Over the weekend, two faculty and staff members had their account e-mails and passwords stolen by a phishing scam.
“Phishing is an e-mail that is sent to look like an authentic request, but it comes from an illegitimate source that is typically trying to scam personal information out of you,” Bryan McLaughlin, information security officer said. “They say, give us your e-mail/password, and they turn around and send a significant amount of spam.”
Creighton has been a victim of phishing for a long time, but it has only recently become a victim of the trend of “spear-phishing,” which is when the scammer sends out e-mails specifically targeted to one audience, in this case, Creighton University.
“Whoever is doing it must be checking our Web site to make this thing,” McLaughlin said.
“The previous letter said Creighton at least three times. A lot of these messages look authentic, so I can understand why people fall for them. I think what you should do is just look at the return address. These ones have been coming from Korea.”
This last weekend, the phishers sent out 500,000 fake e-mails which promised millions of euros after he or she sends $100 to the address, according to McLaughlin. Phishing takes time for the staff of DoIT to clean up the mess.

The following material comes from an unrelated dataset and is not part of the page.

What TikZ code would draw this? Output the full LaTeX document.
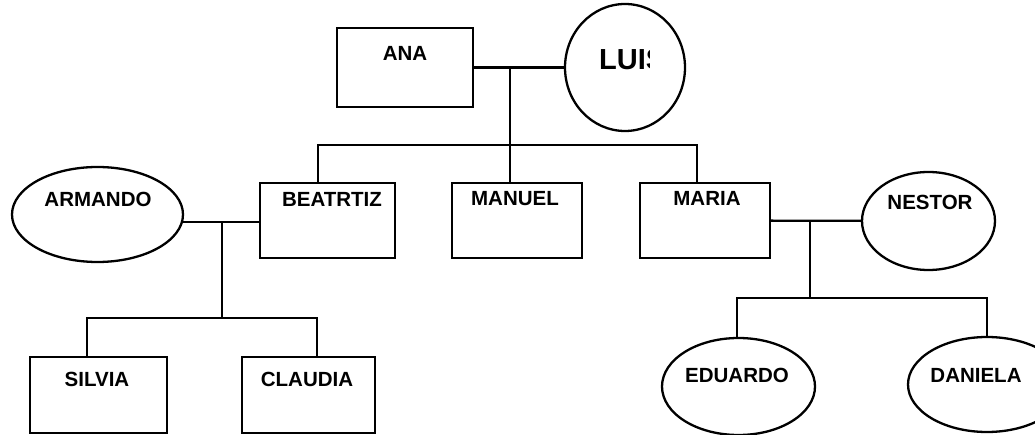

“It probably takes, on average, 12 staff hours to resolve or clean it up,” he said. “In addition to that, mail slows way down. Monday it may have taken several hours for mail; outside the university it may have taken four hours. It just gets choked up, not so much by outgoing messages but by incoming messages from the spammers.”
The influx of spam coming from Creighton e-mails also causes companies like Yahoo! and Google to block them from e-mailing their accounts. According to McLaughlin, this inconveniences everybody from students trying to e-mail friends or admissions trying to contact prospective students.
“Overall, there is really only one thing you need to know to avoid this,” McLaughlin said. “Creighton will never, under any circumstances, ask for your password.”